Look at the data below and print exactly the lines from its first line through the line with "plt.rcParams['font.family'] = ['Liberation"; the pictures stay out of the copy.

**** SOURCE MATERIAL

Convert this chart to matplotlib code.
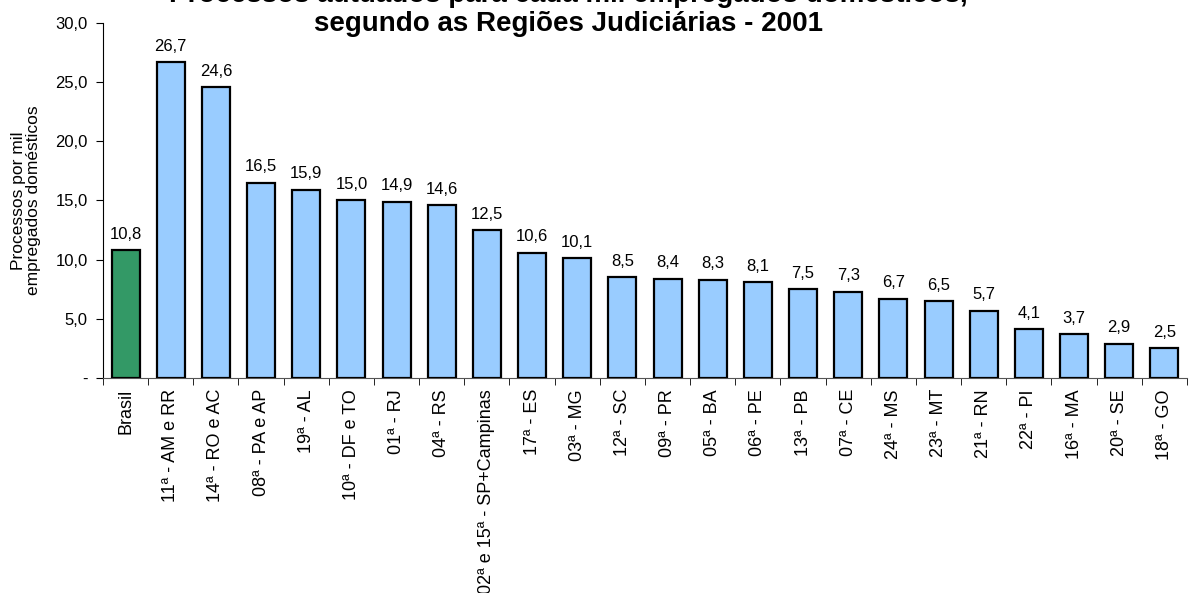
import numpy as np
import matplotlib.pyplot as plt
from matplotlib.ticker import FuncFormatter

plt.rcParams['font.family'] = ['Liberation Sans', 'DejaVu Sans']

regioes = ['Brasil', '11ª - AM e RR', '14ª - RO e AC', '08ª - PA e AP', '19ª - AL',
           '10ª - DF e TO', '01ª - RJ', '04ª - RS', '02ª e 15ª - SP+Campinas', '17ª - ES',
           '03ª - MG', '12ª - SC', '09ª - PR', '05ª - BA', '06ª - PE', '13ª - PB',
           '07ª - CE', '24ª - MS', '23ª - MT', '21ª - RN', '22ª - PI', '16ª - MA',
           '20ª - SE', '18ª - GO']
processos = [10.8, 26.7, 24.6, 16.5, 15.9, 15.0, 14.9, 14.6, 12.5, 10.6, 10.1, 8.5,
             8.4, 8.3, 8.1, 7.5, 7.3, 6.7, 6.5, 5.7, 4.1, 3.7, 2.9, 2.5]
y_ticks = [0, 5, 10, 15, 20, 25, 30]

x = np.arange(len(regioes))
cores = ['#339966'] + ['#99CCFF'] * (len(regioes) - 1)

fig = plt.figure(figsize=(11.89, 5.93), dpi=100)
ax = fig.add_axes([0.0866, 0.3626, 0.9117, 0.5987])

ax.bar(x, processos, width=0.62, color=cores, edgecolor='black', linewidth=1.6, zorder=3)

for xi, v in zip(x, processos):
    ax.annotate(f'{v:.1f}'.replace('.', ','), xy=(xi, v), xytext=(0, 6),
                textcoords='offset points', ha='center', va='bottom', fontsize=12)

ax.set_xlim(-0.5, len(regioes) - 0.5)
ax.set_ylim(0, 30)
ax.set_yticks(y_ticks)
ax.yaxis.set_major_formatter(FuncFormatter(
    lambda v, p: '-' if v == 0 else f'{v:.1f}'.replace('.', ',')))
ax.tick_params(axis='y', labelsize=12, length=5, direction='out', pad=6)

# category labels centred under bars, ticks between bars
ax.set_xticks(x)
ax.set_xticklabels(regioes, rotation=90, fontsize=13)
ax.tick_params(axis='x', length=0, pad=8)
ax.set_xticks(np.arange(-0.5, len(regioes), 1), minor=True)
ax.tick_params(axis='x', which='minor', length=5, direction='out')

ax.spines['top'].set_visible(False)
ax.spines['right'].set_visible(False)
ax.spines['bottom'].set_color('#555555')

ax.set_ylabel('Processos por mil\nempregados domésticos', fontsize=12.5, labelpad=10,
              linespacing=1.05)

# first title line is cropped at the top edge, as in the original
fig.text(0.478, 1.03, 'Processos autuados para cada mil empregados domésticos,\n'
         'segundo as Regiões Judiciárias - 2001',
         ha='center', va='top', fontsize=20, fontweight='bold', linespacing=1.15)

fig.savefig('out.png', dpi=100)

********

→ **THE SOLUTION**:
Convert this chart to matplotlib code.
import numpy as np
import matplotlib.pyplot as plt
from matplotlib.ticker import FuncFormatter

plt.rcParams['font.family'] = ['Liberation Sans', 'DejaVu Sans']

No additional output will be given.